Adaptive reactionless control strategy via the PSO-ELM algorithm for free-floating space robots during manipulation of unknown objects

The operation of free-floating space robots causes significant challenges to the attitude control of a spacecraft body, resulting from the strong dynamic coupling existing in the system as well as the appending unknown property from a captured object. Conventional reactionless motion planning and control methods require the precise knowledge of system dynamics with ideal path tracking performance, which are impossible to achieve in reality. To solve this problem, an adaptive reactionless path planning and control integrated strategy is proposed for free-floating space robots while manipulating unknown objects. For details, a SW-RLS (Slide-windowed Recursive Least Square) algorithm is employed to construct the adaptive reactionless path planning by identifying and compensating the unknown property in the form of a time-variable matrix for the momentum equation of the system. Simultaneously, a robust adaptive control strategy via the PSO-ELM (Particle Swarm Optimization-Extreme Learning Machine) algorithm is proposed to track the dynamic change in the planned path, based on the foundation of a designed PD controller for reducing the error.
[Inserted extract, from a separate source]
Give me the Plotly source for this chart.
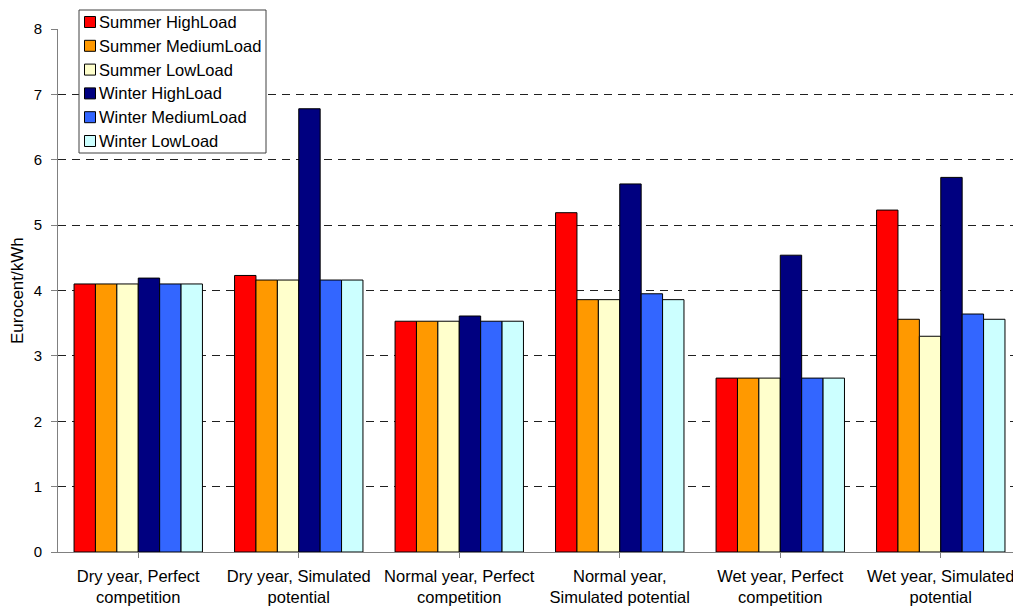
import plotly.graph_objects as go

categories = [
    "Dry year, Perfect<br>competition",
    "Dry year, Simulated<br>potential",
    "Normal year, Perfect<br>competition",
    "Normal year,<br>Simulated potential",
    "Wet year, Perfect<br>competition",
    "Wet year, Simulated<br>potential",
]

summer_high = [4.10, 4.23, 3.53, 5.19, 2.66, 5.23]
summer_medium = [4.10, 4.16, 3.53, 3.86, 2.66, 3.56]
summer_low = [4.10, 4.16, 3.53, 3.86, 2.66, 3.30]
winter_high = [4.19, 6.78, 3.61, 5.63, 4.54, 5.73]
winter_medium = [4.10, 4.16, 3.53, 3.95, 2.66, 3.64]
winter_low = [4.10, 4.16, 3.53, 3.86, 2.66, 3.56]

series_names = ["Summer HighLoad", "Summer MediumLoad", "Summer LowLoad",
                "Winter HighLoad", "Winter MediumLoad", "Winter LowLoad"]
series_values = [summer_high, summer_medium, summer_low,
                 winter_high, winter_medium, winter_low]
series_colors = ["#FF0000", "#FF9900", "#FFFFCC", "#000080", "#3366FF", "#CCFFFF"]

W, H = 1013, 608
ML, MR, MT, MB = 58, 0, 29, 56
PW, PH = W - ML - MR, H - MT - MB
FONT = "Liberation Sans, Arial, sans-serif"


def px_x(p):
    return (p - ML) / PW


def px_y(p):
    return (H - MB - p) / PH


fig = go.Figure()
for name, vals, color in zip(series_names, series_values, series_colors):
    fig.add_trace(go.Bar(
        name=name,
        x=list(range(len(categories))),
        y=vals,
        marker=dict(color=color, line=dict(color="#000000", width=1)),
        showlegend=False,
    ))

# boxed legend in the upper-left corner
shapes = [dict(type="rect", xref="paper", yref="paper",
               x0=px_x(79), x1=px_x(266), y0=px_y(153), y1=px_y(10),
               line=dict(color="#404040", width=1), fillcolor="white", layer="above")]
annotations = []
for i, (name, color) in enumerate(zip(series_names, series_colors)):
    cy = 22 + i * 23.8
    shapes.append(dict(type="rect", xref="paper", yref="paper",
                       x0=px_x(84.5), x1=px_x(95.5), y0=px_y(cy + 5.5), y1=px_y(cy - 5.5),
                       line=dict(color="#000000", width=1), fillcolor=color, layer="above"))
    annotations.append(dict(xref="paper", yref="paper", x=px_x(97), y=px_y(cy),
                            xanchor="left", yanchor="middle", text=name, showarrow=False,
                            font=dict(family=FONT, size=16.5, color="#000000")))

# vertical axis title
annotations.append(dict(xref="paper", yref="paper", x=px_x(17.5), y=px_y(290.5),
                        xanchor="center", yanchor="middle", text="Eurocent/kWh",
                        textangle=-90, showarrow=False,
                        font=dict(family=FONT, size=17, color="#000000")))

fig.update_layout(
    width=W,
    height=H,
    margin=dict(l=ML, r=MR, t=MT, b=MB),
    paper_bgcolor="white",
    plot_bgcolor="white",
    barmode="group",
    bargap=0.2,
    bargroupgap=0,
    font=dict(family=FONT, size=16, color="#000000"),
    showlegend=False,
    shapes=shapes,
    annotations=annotations,
    xaxis=dict(
        tickmode="array",
        tickvals=list(range(len(categories))),
        ticktext=categories,
        range=[-0.5, 5.45],
        showline=True, linecolor="#808080", linewidth=1,
        ticks="outside", ticklen=5, tickcolor="#808080",
        tickson="boundaries",
        ticklabelstandoff=4,
        ticklabeloverflow="allow",
        showgrid=False, zeroline=False,
        tickfont=dict(size=16.5),
    ),
    yaxis=dict(
        range=[0, 8],
        dtick=1,
        showline=True, linecolor="#808080", linewidth=1,
        ticks="outside", ticklen=6, tickcolor="#808080",
        ticklabelstandoff=6,
        showgrid=True, gridcolor="#202020", griddash="8px,6px", gridwidth=1,
        zeroline=False,
        tickfont=dict(size=15),
    ),
)

fig.write_html("out.html")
With computational efficiency, an adaptive controller via PSO-ELM aims at learning and compensating for the unknown property intelligently; then, a robust controller is used to reject the model uncertainties. The notable feature of the proposed strategy is that it requires neither an accurate system model nor any information about the unknown property. Most importantly, the design can dynamically realize reactionless path tracking performance. Finally, the simulations of a free-floating space robot capturing an unknown object and comparisons with existing methods are presented to demonstrate the effectiveness of the proposed scheme.